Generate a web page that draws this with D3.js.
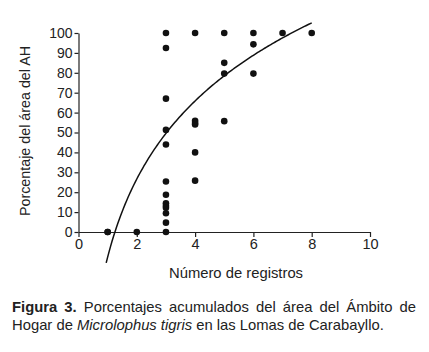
<!DOCTYPE html>
<html lang="es">
<head>
<meta charset="UTF-8">
<title>Figura 3</title>
<script src="https://d3js.org/d3.v7.min.js"></script>
<style>
  body { margin: 0; background: #fff; }
  text { font-family: "Liberation Sans", Arial, sans-serif; fill: #222; }
</style>
</head>
<body>
<div id="container"></div>
<script>
// Datos
const registros = [1, 1, 2,
  3, 3, 3, 3, 3, 3, 3, 3, 3, 3, 3, 3, 3,
  4, 4, 4, 4, 4, 4,
  5, 5, 5, 5,
  6, 6, 6,
  7, 8];
const porcentajes = [0, 0, 0,
  100, 92.5, 67, 51.3, 44, 25.4, 18.7, 14.4, 13.2, 12.2, 9.4, 4.7, 0,
  100, 55.9, 54.8, 54, 40, 25.8,
  100, 85, 79.6, 55.7,
  100, 94.3, 79.6,
  100, 100];
const xTicks = [0, 2, 4, 6, 8, 10];
const yTicks = [0, 10, 20, 30, 40, 50, 60, 70, 80, 90, 100];
// Ajuste logarítmico y = a + b ln(x)
const fitA = -12.6;
const fitB = 56.6;
const fitRange = [0.95, 8];

const W = 429, H = 352;
const mLeft = 78.5, mRight = 370, mTop = 33, mBottom = 232;

const svg = d3.select("#container").append("svg")
  .attr("width", W).attr("height", H);

const x = d3.scaleLinear().domain([0, 10]).range([mLeft, mRight]);
const y = d3.scaleLinear().domain([0, 100]).range([mBottom, mTop]);

// Eje X
svg.append("g")
  .attr("transform", `translate(0,${mBottom})`)
  .call(d3.axisBottom(x).tickValues(xTicks).tickSize(5).tickSizeOuter(0).tickPadding(2))
  .call(g => g.selectAll("text").attr("font-size", 14.5))
  .call(g => g.selectAll("line,path").attr("stroke", "#222").attr("stroke-width", 1.2));

// Eje Y
svg.append("g")
  .attr("transform", `translate(${mLeft},0)`)
  .call(d3.axisLeft(y).tickValues(yTicks).tickSize(4).tickSizeOuter(0).tickPadding(2))
  .call(g => g.selectAll("text").attr("font-size", 14))
  .call(g => g.selectAll("line,path").attr("stroke", "#222").attr("stroke-width", 1.2));

// Curva de ajuste
const curve = d3.range(fitRange[0], fitRange[1] + 0.001, 0.05)
  .map(v => [v, fitA + fitB * Math.log(v)]);
svg.append("path")
  .datum(curve)
  .attr("fill", "none")
  .attr("stroke", "#111")
  .attr("stroke-width", 1.5)
  .attr("d", d3.line().x(d => x(d[0])).y(d => y(d[1])));

// Puntos
svg.append("g")
  .selectAll("circle")
  .data(registros.map((r, i) => ({ r, p: porcentajes[i] })))
  .join("circle")
  .attr("cx", d => x(d.r))
  .attr("cy", d => y(d.p))
  .attr("r", 3.3)
  .attr("fill", "#111");

// Títulos de ejes
svg.append("text")
  .attr("x", 236)
  .attr("y", 278)
  .attr("text-anchor", "middle")
  .attr("font-size", 14.8)
  .text("Número de registros");

svg.append("text")
  .attr("transform", `translate(30,131) rotate(-90)`)
  .attr("text-anchor", "middle")
  .attr("font-size", 14.3)
  .text("Porcentaje del área del AH");

// Leyenda de la figura (primera línea justificada)
const capX = 12, capW = 401;
const cap1 = svg.append("text")
  .attr("x", capX).attr("y", 312)
  .attr("font-size", 14.8);
cap1.append("tspan").attr("font-weight", "bold").text("Figura 3.");
cap1.append("tspan").text(" Porcentajes acumulados del área del Ámbito de");
const natural = cap1.node().getComputedTextLength();
const gaps = 7;
cap1.attr("word-spacing", Math.max(0, (capW - natural) / gaps));

const cap2 = svg.append("text")
  .attr("x", capX).attr("y", 330)
  .attr("font-size", 14.8);
cap2.append("tspan").text("Hogar de ");
cap2.append("tspan").attr("font-style", "italic").text("Microlophus tigris");
cap2.append("tspan").text(" en las Lomas de Carabayllo.");
</script>
</body>
</html>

==*==

Aim of the task
From start to finish, output the listing exactly, but omit its pictures.

Complete answer
Generate a web page that draws this with D3.js.
<!DOCTYPE html>
<html lang="es">
<head>
<meta charset="UTF-8">
<title>Figura 3</title>
<script src="https://d3js.org/d3.v7.min.js"></script>
<style>
  body { margin: 0; background: #fff; }
  text { font-family: "Liberation Sans", Arial, sans-serif; fill: #222; }
</style>
</head>
<body>
<div id="container"></div>
<script>
// Datos
const registros = [1, 1, 2,
  3, 3, 3, 3, 3, 3, 3, 3, 3, 3, 3, 3, 3,
  4, 4, 4, 4, 4, 4,
  5, 5, 5, 5,
  6, 6, 6,
  7, 8];
const porcentajes = [0, 0, 0,
  100, 92.5, 67, 51.3, 44, 25.4, 18.7, 14.4, 13.2, 12.2, 9.4, 4.7, 0,
  100, 55.9, 54.8, 54, 40, 25.8,
  100, 85, 79.6, 55.7,
  100, 94.3, 79.6,
  100, 100];
const xTicks = [0, 2, 4, 6, 8, 10];
const yTicks = [0, 10, 20, 30, 40, 50, 60, 70, 80, 90, 100];
// Ajuste logarítmico y = a + b ln(x)
const fitA = -12.6;
const fitB = 56.6;
const fitRange = [0.95, 8];

const W = 429, H = 352;
const mLeft = 78.5, mRight = 370, mTop = 33, mBottom = 232;

const svg = d3.select("#container").append("svg")
  .attr("width", W).attr("height", H);

const x = d3.scaleLinear().domain([0, 10]).range([mLeft, mRight]);
const y = d3.scaleLinear().domain([0, 100]).range([mBottom, mTop]);

// Eje X
svg.append("g")
  .attr("transform", `translate(0,${mBottom})`)
  .call(d3.axisBottom(x).tickValues(xTicks).tickSize(5).tickSizeOuter(0).tickPadding(2))
  .call(g => g.selectAll("text").attr("font-size", 14.5))
  .call(g => g.selectAll("line,path").attr("stroke", "#222").attr("stroke-width", 1.2));

// Eje Y
svg.append("g")
  .attr("transform", `translate(${mLeft},0)`)
  .call(d3.axisLeft(y).tickValues(yTicks).tickSize(4).tickSizeOuter(0).tickPadding(2))
  .call(g => g.selectAll("text").attr("font-size", 14))
  .call(g => g.selectAll("line,path").attr("stroke", "#222").attr("stroke-width", 1.2));

// Curva de ajuste
const curve = d3.range(fitRange[0], fitRange[1] + 0.001, 0.05)
  .map(v => [v, fitA + fitB * Math.log(v)]);
svg.append("path")
  .datum(curve)
  .attr("fill", "none")
  .attr("stroke", "#111")
  .attr("stroke-width", 1.5)
  .attr("d", d3.line().x(d => x(d[0])).y(d => y(d[1])));

// Puntos
svg.append("g")
  .selectAll("circle")
  .data(registros.map((r, i) => ({ r, p: porcentajes[i] })))
  .join("circle")
  .attr("cx", d => x(d.r))
  .attr("cy", d => y(d.p))
  .attr("r", 3.3)
  .attr("fill", "#111");

// Títulos de ejes
svg.append("text")
  .attr("x", 236)
  .attr("y", 278)
  .attr("text-anchor", "middle")
  .attr("font-size", 14.8)
  .text("Número de registros");

svg.append("text")
  .attr("transform", `translate(30,131) rotate(-90)`)
  .attr("text-anchor", "middle")
  .attr("font-size", 14.3)
  .text("Porcentaje del área del AH");

// Leyenda de la figura (primera línea justificada)
const capX = 12, capW = 401;
const cap1 = svg.append("text")
  .attr("x", capX).attr("y", 312)
  .attr("font-size", 14.8);
cap1.append("tspan").attr("font-weight", "bold").text("Figura 3.");
cap1.append("tspan").text(" Porcentajes acumulados del área del Ámbito de");
const natural = cap1.node().getComputedTextLength();
const gaps = 7;
cap1.attr("word-spacing", Math.max(0, (capW - natural) / gaps));

const cap2 = svg.append("text")
  .attr("x", capX).attr("y", 330)
  .attr("font-size", 14.8);
cap2.append("tspan").text("Hogar de ");
cap2.append("tspan").attr("font-style", "italic").text("Microlophus tigris");
cap2.append("tspan").text(" en las Lomas de Carabayllo.");
</script>
</body>
</html>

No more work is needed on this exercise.